The city is inviting Brooklyn residents to help shape improvements to three bus corridors in central Brooklyn through a series of public engagement initiatives.

After announcing the Next Stop: Fast Buses, Better Service, a broad action plan to build the next generation of bus service in the five boroughs last week, city officials are encouraging residents to participate in several community engagement programs starting today.

The bus routes first to see these improvements in Brooklyn include the Flatbush Avenue bus corridor, which was announced in September 2025, and on Utica Avenue and the Kensington-JFK bus corridor.

The plan includes making center lanes for bus-only traffic, a phase-in for all-door boarding in 2027, new bus stops and safety measures that looks to speed up buses by 20% and shorten commutes by up to six minutes each way. 

“New Yorkers should not lose hours of their lives sitting in traffic on a bus. From the Bronx to Brooklyn, we’re building streets that move people instead of sticking them in gridlock,” Mayor Zohran Mamdani said in a statement. “These projects will make commutes faster, make our streets safer and return precious time to nearly 200,000 New Yorkers every single day.

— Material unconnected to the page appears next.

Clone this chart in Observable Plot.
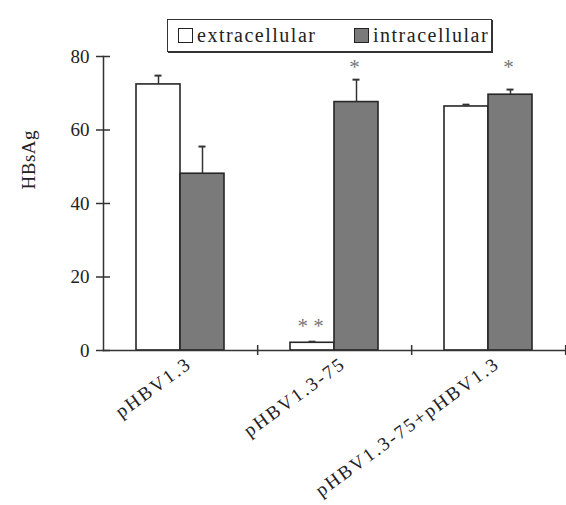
<!DOCTYPE html>
<html>
<head>
<meta charset="utf-8">
<script src="https://cdn.jsdelivr.net/npm/d3@7"></script>
<script src="https://cdn.jsdelivr.net/npm/@observablehq/plot@0.6"></script>
<style>
  html, body { margin: 0; padding: 0; background: #fff; }
  body { width: 566px; height: 505px; overflow: hidden; font-family: "Liberation Serif", "Times New Roman", serif; color: #222; }
  #legend { position: relative; height: 54px; }
  #legend .box { position: absolute; left: 167px; top: 19px; width: 323px; height: 31px;
    border: 1px solid #333; box-shadow: 1px 1px 0 #333; background: #fff; }
  #legend .item { position: absolute; top: 0; height: 31px; display: flex; align-items: center;
    font-size: 20px; letter-spacing: 1.5px; white-space: nowrap; }
  #legend .sw { width: 15px; height: 15px; border: 1.5px solid #222; margin-right: 4px; box-sizing: border-box; }
  svg g[aria-label="fx-axis tick label"] text { letter-spacing: 2.2px; }
  svg text.ylab { letter-spacing: 0.5px; }
</style>
</head>
<body>
<div id="legend"><div class="box"></div></div>
<div id="chart"></div>
<script>
// ---- data ----
const groups = ["pHBV1.3", "pHBV1.3-75", "pHBV1.3-75+pHBV1.3"];
const seriesNames = ["extracellular", "intracellular"];
const extracellular = [72.4, 2.1, 66.4];
const intracellular = [48.1, 67.6, 69.6];
const extracellularErr = [2.4, 0.3, 0.5];
const intracellularErr = [7.4, 6.1, 1.4];
const extracellularSig = ["", "* *", ""];
const intracellularSig = ["", "*", "*"];
const extracellularSigLevel = [null, 6.5, null];
const intracellularSigLevel = [null, 77.2, 77.2];
const yTicks = [0, 20, 40, 60, 80];
const yLabel = "HBsAg";
const seriesColors = ["#ffffff", "#7a7a7a"];

// ---- table built from the arrays ----
const rows = [];
groups.forEach((g, i) => {
  rows.push({group: g, series: seriesNames[0], value: extracellular[i], err: extracellularErr[i], sig: extracellularSig[i], sigY: extracellularSigLevel[i]});
  rows.push({group: g, series: seriesNames[1], value: intracellular[i], err: intracellularErr[i], sig: intracellularSig[i], sigY: intracellularSigLevel[i]});
});
const sigRows = rows.filter(d => d.sig);

// ---- legend ----
const box = document.querySelector("#legend .box");
const legendLeft = [10, 186];
seriesNames.forEach((s, i) => {
  const item = document.createElement("div");
  item.className = "item";
  item.style.left = legendLeft[i] + "px";
  const sw = document.createElement("span");
  sw.className = "sw";
  sw.style.background = seriesColors[i];
  item.appendChild(sw);
  item.appendChild(document.createTextNode(s));
  box.appendChild(item);
});

// ---- chart ----
const W = 566, H = 451, mL = 102, mR = 1, mT = 2, mB = 155;
const facetStep = (W - mL - mR) / groups.length;

const chart = Plot.plot({
  width: W, height: H,
  marginLeft: mL, marginRight: mR, marginTop: mT, marginBottom: mB,
  style: {fontFamily: "'Liberation Serif', 'Times New Roman', serif", fontSize: "19px", color: "#222", background: "white", overflow: "visible"},
  fx: {domain: groups, padding: 0, label: null},
  x: {domain: seriesNames, paddingInner: 0, paddingOuter: 0.74, axis: null},
  y: {domain: [0, 80]},
  color: {domain: seriesNames, range: seriesColors},
  marks: [
    Plot.barY(rows, {fx: "group", x: "series", y: "value", fill: "series", stroke: "#262626", strokeWidth: 1.6}),
    Plot.ruleX(rows, {fx: "group", x: "series", y1: "value", y2: d => d.value + d.err, stroke: "#333", strokeWidth: 1.5}),
    Plot.tickY(rows, {fx: "group", x: "series", y: d => d.value + d.err, stroke: "#333", strokeWidth: 2, insetLeft: 18.5, insetRight: 18.5}),
    Plot.text(sigRows, {fx: "group", x: "series", y: "sigY", text: "sig", fill: "#777", fontSize: 21, dx: -2, lineAnchor: "middle"}),
    Plot.ruleY([0], {stroke: "#333", strokeWidth: 1.5}),
    Plot.frame({anchor: "left", facetAnchor: "left", stroke: "#333", strokeWidth: 1.5}),
    // y axis: tick marks crossing the axis line, then labels
    Plot.axisY({ticks: yTicks, tickSize: 14, dx: 7, text: null, label: null, stroke: "#333", strokeWidth: 1.5}),
    Plot.axisY({ticks: yTicks, tickSize: 0, tickPadding: 14, label: null, fontSize: 19}),
    Plot.text([yLabel], {text: d => d, frameAnchor: "left", facetAnchor: "left", rotate: -90, dx: -75, dy: -14, fontSize: 19, fill: "#222", lineAnchor: "middle"}),
    // category boundary ticks crossing the x axis
    Plot.axisFx({anchor: "bottom", tickSize: 10, dy: -5, dx: facetStep / 2, text: null, label: null, stroke: "#333", strokeWidth: 1.5}),
    Plot.axisFx({anchor: "bottom", tickSize: 0, tickPadding: 11, tickRotate: -36, dx: 9, fontSize: 19, label: null})
  ]
});
chart.querySelectorAll("text").forEach(t => { if (t.textContent === yLabel) t.setAttribute("class", "ylab"); });
document.getElementById("chart").appendChild(chart);
</script>
</body>
</html>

That’s exactly what public transit should do.”

The Department of Transportation and the Metropolitan Transportation Authority will develop short-term bus-priority improvements that can be implemented as early as next year while also creating a long-term vision for world-class bus service, including new Bus Rapid Transit corridors on Utica Avenue, Church Avenue and Flatbush Avenue, with Flatbush coming online by 2030.

The community engagement campaign will include:

· An online feedback portal, open July 15 through October 31.

· Bus rider engagement events beginning Aug. 6 at 6:00pm in central Brooklyn. RSVP for exact location at organize.nyc.gov/fastbuses.

· Surveys of riders, pedestrians, local health and educational institutions, businesses and other stakeholders.

· Outreach at Open Streets events, block parties and community events.

Following the summer engagement process, the DOT expects to release updated plans for bus-priority improvements this fall.